I’ve been single since graduating college a couple years ago. I’ve gone on dates and even had “it’s complicated” relationships but nothing I’d consider really serious at all. Every summer there seems to be this guy that I keep beginning to date. Things go well for a while and we have a LOT of fun. I begin to think that I could see myself getting serious with him but when Fall comes around we always seem to go our separate ways.
Is it Real or Just Summer Romance?
This is the third year we’ve known each other and we’re beginning to start dating again. The only problem is I don’t want to waste my time on him if it’s just going to be another summer thing where we both go our separate ways in the Fall. I’m fine being single and I enjoy the freedom it gives me to have fun whenever and with whoever I want so it’s not like I’m desperate to settle down or anything like that. I just don’t want to waste my time for a third summer in a row. How do I know if this just a summer fling or not?
First let me say how much I love your pseudonym. When you wrote me this I was thinking of Danny Zuko and Sandra Dee singing ‘Summer Lovin’ as well. In regards to your question, there’s a lot of things you can do to help you decide if this is just a summer fling or not.
Ways to Tell if it’s Just Summer Lovin’
First of all, you need to look inside of you and examine your own feelings. In summer romances, there is usually a lot of intense feelings all the sudden that go along with you both having a lot of fun together. Summer has longer days and better weather so you can do more things with others more often. In other words, it gives you more opportunities to have more fun with people you might not otherwise have fun with. Examining your own feelings will help you decide if you’re having more long-term feelings for him or if you’re just twitterpated.
Secondly, you need to decide if he’s just looking for summer romance or if he’s looking to settle down and commit. When you guys go out do you go do serious things together (like going to meet each others’ parents, etc.?) or do you mostly just do fun summer-ish things like going to the beach, miniature golfing, etc? Couples in serious relationships do serious things together. Couples in short-term relationships do fun things together but never take it to the next level.
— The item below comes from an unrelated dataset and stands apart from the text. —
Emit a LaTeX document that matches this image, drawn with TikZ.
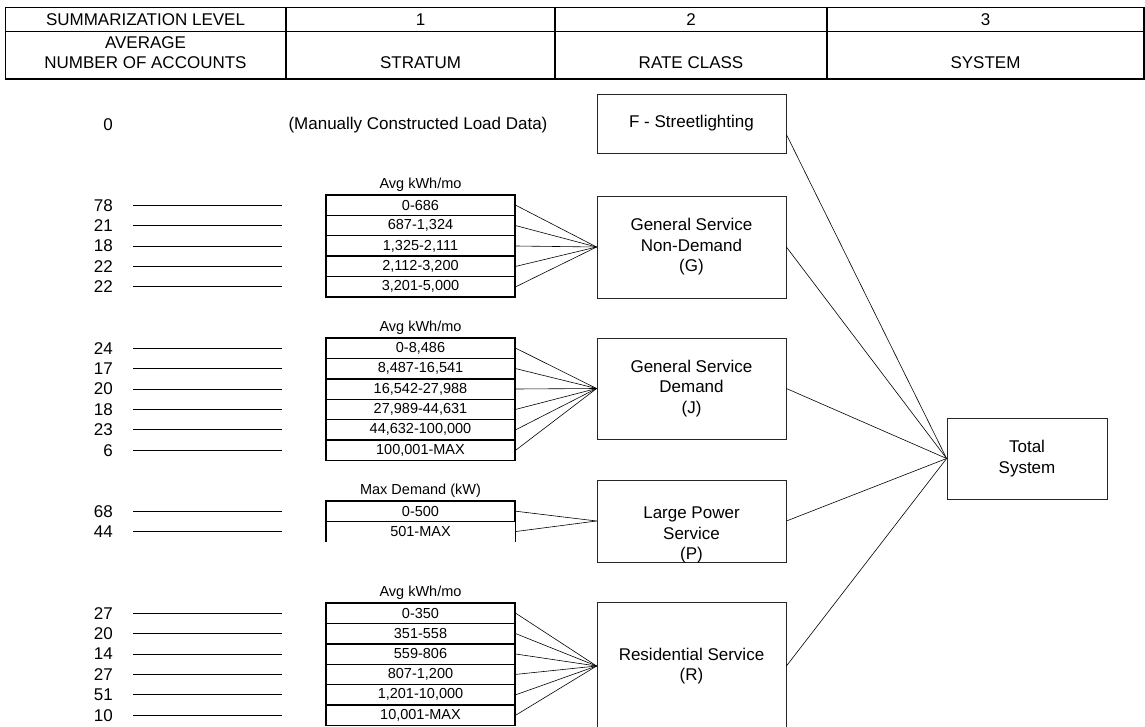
\documentclass[tikz,border=0pt]{standalone}
\usepackage{fontspec}
\setmainfont{Liberation Sans}
\usepackage{tikz}
\usetikzlibrary{calc}

\tikzstyle{hdrline}=[line width=1.3pt]
\tikzstyle{hdrtext}=[font=\fontsize{17}{20}\selectfont, align=center, inner sep=0pt]
\tikzstyle{ratebox}=[draw=black!85, line width=.8pt, minimum width=189pt, inner sep=0pt, font=\fontsize{17}{20.4}\selectfont, align=center]
\tikzstyle{boxtext}=[font=\fontsize{17}{20.4}\selectfont, align=center, inner sep=0pt]
\tikzstyle{cell}=[draw, line width=1.4pt, minimum width=189pt, minimum height=20.4pt, inner sep=0pt, font=\fontsize{14.5}{16}\selectfont]
\tikzstyle{opencell}=[minimum width=189pt, minimum height=20.4pt, inner sep=0pt, font=\fontsize{14.5}{16}\selectfont]
\tikzstyle{cellhead}=[font=\fontsize{14.5}{16}\selectfont, inner sep=0pt]
\tikzstyle{acctnum}=[font=\fontsize{17}{20}\selectfont, anchor=east, inner sep=0pt]
\tikzstyle{leader}=[line width=.8pt]
\tikzstyle{fan}=[line width=.6pt]

% one stratum: accounts, leader, range cell, line to its rate class
\newcommand{\stratum}[6][cell]{
	\node[acctnum] (a#2) at (113,#3) {#4};
	\draw[leader] ($(a#2.east)+(20,0)$) -- ++(149,0);
	\node[#1] (#2) at (420.5,#3) {#5};
	\draw[fan] (#2.east) -- (#6.west);
}

\begin{document}
\begin{tikzpicture}[x=1pt, y=-1pt]
	\useasboundingbox (0,0) rectangle (1145,727);
	\clip (0,0) rectangle (1145,727);

	% header table
	\draw[hdrline] (5.5,7.5) rectangle (1144,79);
	\draw[hdrline] (5.5,31.5) -- (1144,31.5);
	\foreach \x in {286,555,827} \draw[hdrline] (\x,7.5) -- (\x,79);
	\node[hdrtext] (h0) at (145.5,19.5) {SUMMARIZATION LEVEL};
	\node[hdrtext] (h1) at (420.5,19.5) {1};
	\node[hdrtext] (h2) at (691,19.5) {2};
	\node[hdrtext] (h3) at (985.5,19.5) {3};
	\node[hdrtext] (c0) at (145.5,53) {AVERAGE\\NUMBER OF ACCOUNTS};
	\node[hdrtext] (c1) at (420.5,63) {STRATUM};
	\node[hdrtext] (c2) at (691,63) {RATE CLASS};
	\node[hdrtext] (c3) at (985.5,63) {SYSTEM};

	% rate classes and system
	\node[ratebox, minimum height=59pt] (f) at (691.5,123.5) {F - Streetlighting};
	\node[ratebox, minimum height=102pt] (g) at (691.5,247) {General Service\\Non-Demand\\(G)};
	\node[ratebox, minimum height=101pt] (j) at (691.5,388.5) {General Service\\Demand\\(J)};
	\node[ratebox, minimum height=82pt] (lp) at (691.5,521) {};
	\node[boxtext] (lptext) at ([yshift=-14pt]lp.center) {Large Power\\Service\\(P)};
	\node[ratebox, minimum height=128pt] (r) at (691.5,666) {Residential Service\\(R)};
	\node[ratebox, minimum width=160pt, minimum height=81pt] (tot) at (1027,458.5) {Total\\System};

	\draw[fan] ([yshift=-11pt]f.east) -- (tot.west);
	\foreach \n in {g,j,lp,r} \draw[fan] (\n.east) -- (tot.west);

	% streetlighting
	\node[acctnum] (a0) at (113,125) {0};
	\node[boxtext] (manual) at (418,125) {(Manually Constructed Load Data)};

	% G strata
	\node[cellhead] at (420.5,185) {Avg kWh/mo};
	\stratum{g1}{205.2}{78}{0-686}{g}
	\stratum{g2}{225.6}{21}{687-1,324}{g}
	\stratum{g3}{246.0}{18}{1,325-2,111}{g}
	\stratum{g4}{266.4}{22}{2,112-3,200}{g}
	\stratum{g5}{286.8}{22}{3,201-5,000}{g}

	% J strata
	\node[cellhead] at (420.5,328) {Avg kWh/mo};
	\stratum{j1}{348.2}{24}{0-8,486}{j}
	\stratum{j2}{368.6}{17}{8,487-16,541}{j}
	\stratum{j3}{389.0}{20}{16,542-27,988}{j}
	\stratum{j4}{409.4}{18}{27,989-44,631}{j}
	\stratum{j5}{429.8}{23}{44,632-100,000}{j}
	\stratum{j6}{450.2}{6}{100,001-MAX}{j}

	% P strata
	\node[cellhead] at (420.5,491) {Max Demand (kW)};
	\stratum{p1}{511.2}{68}{0-500}{lp}
	\stratum[opencell]{p2}{531.6}{44}{501-MAX}{lp}
	\draw[line width=1.4pt] (p2.north west) -- (p2.south west) (p2.north east) -- (p2.south east);

	% R strata
	\node[cellhead] at (420.5,593) {Avg kWh/mo};
	\stratum{r1}{613.2}{27}{0-350}{r}
	\stratum{r2}{633.6}{20}{351-558}{r}
	\stratum{r3}{654.0}{14}{559-806}{r}
	\stratum{r4}{674.4}{27}{807-1,200}{r}
	\stratum{r5}{694.8}{51}{1,201-10,000}{r}
	\stratum{r6}{715.2}{10}{10,001-MAX}{r}
\end{tikzpicture}
\end{document}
Third, you can decide if it’s a summer fling or not by looking at your level of commitment to each other. If he’s turning down friends to make time to go out with you, it’s a little more than just a summer fling. Also, if he’s inviting you to go places with him and his friends and wants you to be included in his life that way, it’s probably more than just a summer fling.
Summer flings are exciting and fun. But make sure you know your limits and that you’re not getting invested in something that’s going to end in a breakup. That turn Summer lovin’ into Fall grievin’.